It all started with a guy getting kicked out of a River North nightclub last weekend.
By Friday, Illinois’ top law enforcement officer called a press conference to announce a major bust.
Here’s the inside story about how a nightclub ejection, sharp-eyed beat cops, and a brand-new CPD investigative unit led investigators to a cache of stolen goods that was so big, it took over 100 man-hours to recover it all.
Bounced
Shortly after 3 a.m. last Sunday, November 28, employees at a nightclub on the 300 block of West Chicago Avenue asked 30-year-old Mahdim Alhaw to leave because he was “unruly and belligerent,” prosecutors would later say.
After being kicked out, Alhaw threatened to shoot up the club and walked to his car, which was parked about 20 feet away, according to officials. He retrieved two loaded handguns from the vehicle and started walking back to the bar, prosecutors said, but nightclub employees tackled him and pinned him to the sidewalk until police arrived.
Responding officers arrested him and found a third gun in his car, but it wasn’t loaded, according to prosecutors, who charged Alhaw with multiple felonies last week.
The unloaded gun wasn’t the only thing of interest that patrol officers allegedly found in the vehicle, according to a source.
‘Hey, something is wrong here’
During Friday’s press conference, CPD’s chief of detectives, Brendan Deenihan, repeatedly praised “very astute beat officers” for getting the ball rolling on the investigation: “A beat officer who made an arrest and said ‘Hey there’s something wrong here. There’s something different.'”
What was “different?” Deenihan didn’t say. But a source said the beat cops found boxes of brand new clothing, storage unit contracts, and cargo manifests, in the car.
Within hours, information about the discoveries landed at CPD’s Organized Retail Crime Task Force, which had been formed just a week earlier.
The unit’s detectives began working the case with officers in suburban departments and at the state level. During Friday’s press conference, Illinois Attorney General Kwame Raoul said federal authorities are interested in the case, too.
Within days, investigators secured search warrants for eight self-storage lockers in the suburbs. They found the storage units packed floor to ceiling and front to back with stolen merchandise still in their shipping boxes. Raoul said 15 investigators worked for eight or nine hours to recover all of the merchandise, which was worth “over a million dollars.”

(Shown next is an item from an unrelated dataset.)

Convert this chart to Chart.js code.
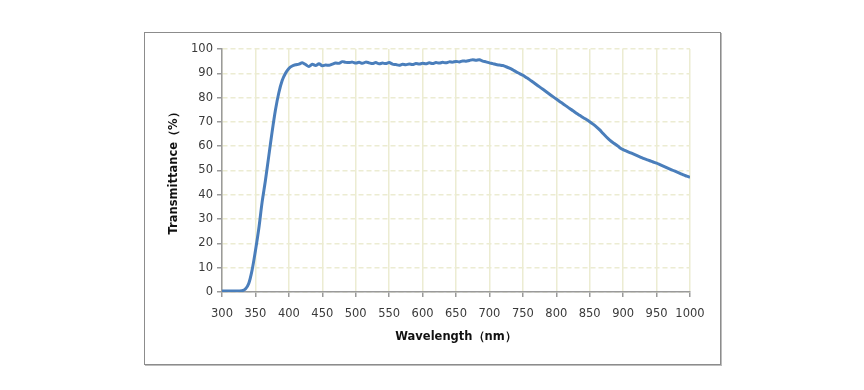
<!DOCTYPE html>
<html><head><meta charset="utf-8">
<script src="https://cdn.jsdelivr.net/npm/chart.js@4.4.1/dist/chart.umd.min.js"></script>
<style>
html,body{margin:0;padding:0;background:#fff;}
#box{position:absolute;left:144px;top:32px;width:575px;height:331px;border:1px solid #8c8c8c;box-shadow:1px 1px 0 #bdbdbd;}
canvas{display:block;}
</style></head><body>
<div id="box"><canvas id="c" width="575" height="331"></canvas></div>
<script>
const wavelengths = [];
for (let w = 300; w <= 1000; w += 5) wavelengths.push(w);
const transmittance = [
0.4,0.4,0.4,0.4,0.4,0.4,0.5,1.2,3.5,9,17,26,37,46,56,66,75,82,87,90,
92,93,93.5,93.8,94.3,93.6,92.8,93.7,93.2,93.9,93.1,93.4,93.3,93.8,94.2,94.1,94.8,94.5,94.4,94.6,
94.2,94.5,94.1,94.6,94.3,94.0,94.4,93.9,94.2,94.0,94.4,93.8,93.6,93.3,93.7,93.5,93.8,93.6,94.0,93.8,
94.1,93.9,94.3,94.0,94.4,94.2,94.5,94.3,94.7,94.6,94.9,94.7,95.1,95.0,95.3,95.6,95.4,95.6,95.0,94.7,
94.3,94.0,93.6,93.4,93.2,92.7,92.1,91.4,90.6,89.9,89.2,88.3,87.4,86.4,85.4,84.4,83.4,82.4,81.4,80.4,
79.4,78.4,77.5,76.5,75.5,74.6,73.6,72.7,71.8,71.0,70.1,69.1,68.0,66.7,65.2,63.8,62.5,61.4,60.5,59.4,
58.6,58.0,57.4,56.8,56.2,55.6,55.0,54.5,54.0,53.5,53.0,52.4,51.8,51.2,50.6,50.0,49.4,48.8,48.2,47.7,47.2
];
const xTicks = [300,350,400,450,500,550,600,650,700,750,800,850,900,950,1000];
const yTicks = [0,10,20,30,40,50,60,70,80,90,100];
const xTitle = 'Wavelength（nm）';
const yTitle = 'Transmittance（%）';

const gridColor = '#ececd2';
const tickFont = {family:'DejaVu Sans', size:11.5};
new Chart(document.getElementById('c'), {
  type:'line',
  data:{datasets:[{
    data: wavelengths.map((w,i)=>({x:w,y:transmittance[i]})),
    borderColor:'#4a7ebb', borderWidth:3, pointRadius:0, tension:0.3, fill:false
  }]},
  options:{
    responsive:false, animation:false,
    plugins:{legend:{display:false},tooltip:{enabled:false}},
    layout:{padding:{top:16,right:30,left:18,bottom:16}},
    scales:{
      x:{type:'linear',min:300,max:1000,
        afterBuildTicks:s=>{s.ticks=xTicks.map(v=>({value:v}));},
        afterFit:s=>{s.height=56;},
        grid:{color:gridColor,lineWidth:1.5,tickColor:'#9a9a9a',tickLength:5},
        border:{color:'#9a9a9a',width:1.5},
        ticks:{color:'#3a3a3a',font:tickFont,maxRotation:0,autoSkip:false,padding:10,callback:v=>String(v)},
        title:{display:true,text:xTitle,color:'#111',font:{family:'DejaVu Sans',size:11.5,weight:'bold'},padding:{top:0,bottom:4}}
      },
      y:{min:0,max:100,
        afterBuildTicks:s=>{s.ticks=yTicks.map(v=>({value:v}));},
        afterFit:s=>{s.width=59;},
        grid:{color:gridColor,lineWidth:1.5,tickColor:'#9a9a9a',tickLength:5},
        border:{color:'#9a9a9a',width:1.5,dash:[5,3]},
        ticks:{color:'#3a3a3a',font:tickFont,padding:4,callback:v=>String(v)},
        title:{display:true,text:yTitle,color:'#111',font:{family:'DejaVu Sans',size:11.5,weight:'bold'}}
      }
    }
  }
});
</script>
</body></html>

He said the stolen goods include “electronics. Sort of high-end food items … hair extensions, beauty supplies, and stuff like that. Leggings.”
While news reports on Friday linked the recovered goods to ongoing shoplifting mob raids on high-end boutiques, beauty supply stores, and other desirable targets, the seized items were most likely stolen as they were being shipped to stores for sale, according to our source.
As of Friday, no charges have been filed against anyone, including Alhaw, as the investigation continued across all levels of law enforcement, Raoul said.
But the case is a “very active and ongoing investigation,” Deenihan said, calling the investigation a “real team of team effort.”
CWBChicago will continue to follow the story.